### Task prompt
Work out how many lines contain "full". Reply with the count alone.

[start]

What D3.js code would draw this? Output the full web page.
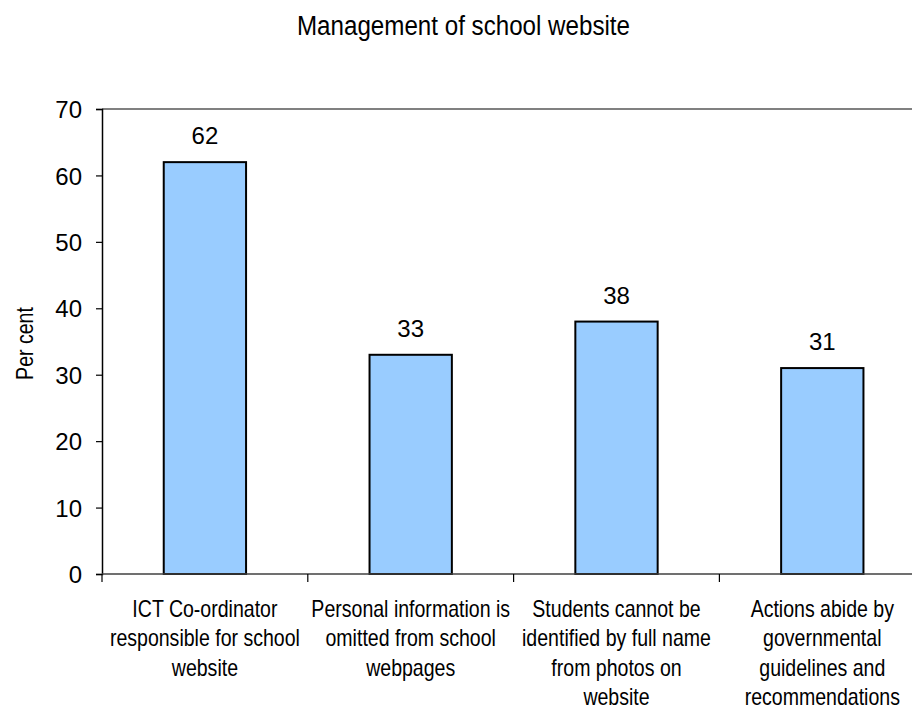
<!DOCTYPE html>
<html>
<head>
<meta charset="utf-8">
<script src="https://cdn.jsdelivr.net/npm/d3@7"></script>
<style>
  html, body { margin: 0; padding: 0; background: #fff; }
  svg { display: block; }
  text { font-family: "Liberation Sans", Arial, sans-serif; fill: #000; }
</style>
</head>
<body>
<svg id="chart" width="912" height="711"></svg>
<script>
// Survey results: share of schools (per cent) for each website-management practice
const categories = [
  ["ICT Co-ordinator", "responsible for school", "website"],
  ["Personal information is", "omitted from school", "webpages"],
  ["Students cannot be", "identified by full name", "from photos on", "website"],
  ["Actions abide by", "governmental", "guidelines and", "recommendations"]
];
const values = [62, 33, 38, 31];
const yTicks = [0, 10, 20, 30, 40, 50, 60, 70];
const title = "Management of school website";
const yTitle = "Per cent";

const svg = d3.select("#chart");
const margin = { left: 102, top: 109, bottom: 574 };
const plotRight = 102 + 4 * 205.8;
// horizontal squeeze used for the condensed labels
const narrow = 0.85;

const x = d3.scaleBand()
  .domain(d3.range(values.length))
  .range([margin.left, plotRight])
  .paddingInner(0.6)
  .paddingOuter(0.3);

const y = d3.scaleLinear().domain([0, 70]).range([margin.bottom, margin.top]);

// Title
svg.append("text")
  .attr("x", 463.5).attr("y", 35)
  .attr("text-anchor", "middle")
  .attr("font-size", 27)
  .attr("textLength", 333)
  .attr("lengthAdjust", "spacingAndGlyphs")
  .text(title);

// Plot area top border
svg.append("line")
  .attr("x1", margin.left).attr("x2", plotRight)
  .attr("y1", y(70)).attr("y2", y(70))
  .attr("stroke", "#808080").attr("stroke-width", 2);

// Bars
svg.selectAll("rect.bar")
  .data(values)
  .join("rect")
  .attr("class", "bar")
  .attr("x", (d, i) => x(i))
  .attr("width", x.bandwidth())
  .attr("y", d => y(d))
  .attr("height", d => y(0) - y(d))
  .attr("fill", "#99CCFF")
  .attr("stroke", "#000")
  .attr("stroke-width", 2);

// Value labels
svg.selectAll("text.val")
  .data(values)
  .join("text")
  .attr("class", "val")
  .attr("x", (d, i) => x(i) + x.bandwidth() / 2)
  .attr("y", d => y(d) - 18)
  .attr("text-anchor", "middle")
  .attr("font-size", 24)
  .text(d => d);

// Y axis
const yAxis = d3.axisLeft(y).tickValues(yTicks).tickSize(6).tickPadding(14);
const gy = svg.append("g")
  .attr("transform", `translate(${margin.left},0)`)
  .call(yAxis);
gy.select(".domain").attr("stroke", "#000").attr("stroke-width", 1.5);
gy.selectAll(".tick line").attr("stroke", "#000").attr("stroke-width", 1.2);
gy.selectAll(".tick text")
  .attr("font-family", null)
  .attr("font-size", 24)
  .attr("fill", "#000")
  .attr("dy", "0.36em");

// X axis baseline with category boundary ticks
const boundaries = d3.range(values.length + 1).map(i => margin.left + i * (plotRight - margin.left) / values.length);
svg.append("line")
  .attr("x1", margin.left).attr("x2", plotRight)
  .attr("y1", y(0)).attr("y2", y(0))
  .attr("stroke", "#404040").attr("stroke-width", 1.5);
svg.selectAll("line.xtick")
  .data(boundaries)
  .join("line")
  .attr("class", "xtick")
  .attr("x1", d => d).attr("x2", d => d)
  .attr("y1", y(0)).attr("y2", y(0) + 8)
  .attr("stroke", "#000").attr("stroke-width", 1.2);

// Category labels (condensed)
const catText = svg.selectAll("text.cat")
  .data(categories)
  .join("text")
  .attr("class", "cat")
  .attr("text-anchor", "middle")
  .attr("font-size", 23)
  .attr("transform", (d, i) => `translate(${x(i) + x.bandwidth() / 2},0) scale(${narrow},1)`);
catText.selectAll("tspan")
  .data(d => d)
  .join("tspan")
  .attr("x", 0)
  .attr("y", (d, j) => 617 + j * 29.5)
  .text(d => d);

// Y axis title
svg.append("text")
  .attr("transform", `translate(33,${(y(0) + y(70)) / 2 + 2}) rotate(-90) scale(${narrow},1)`)
  .attr("text-anchor", "middle")
  .attr("font-size", 23)
  .text(yTitle);
</script>
</body>
</html>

[end]

### Answer to the exercise
2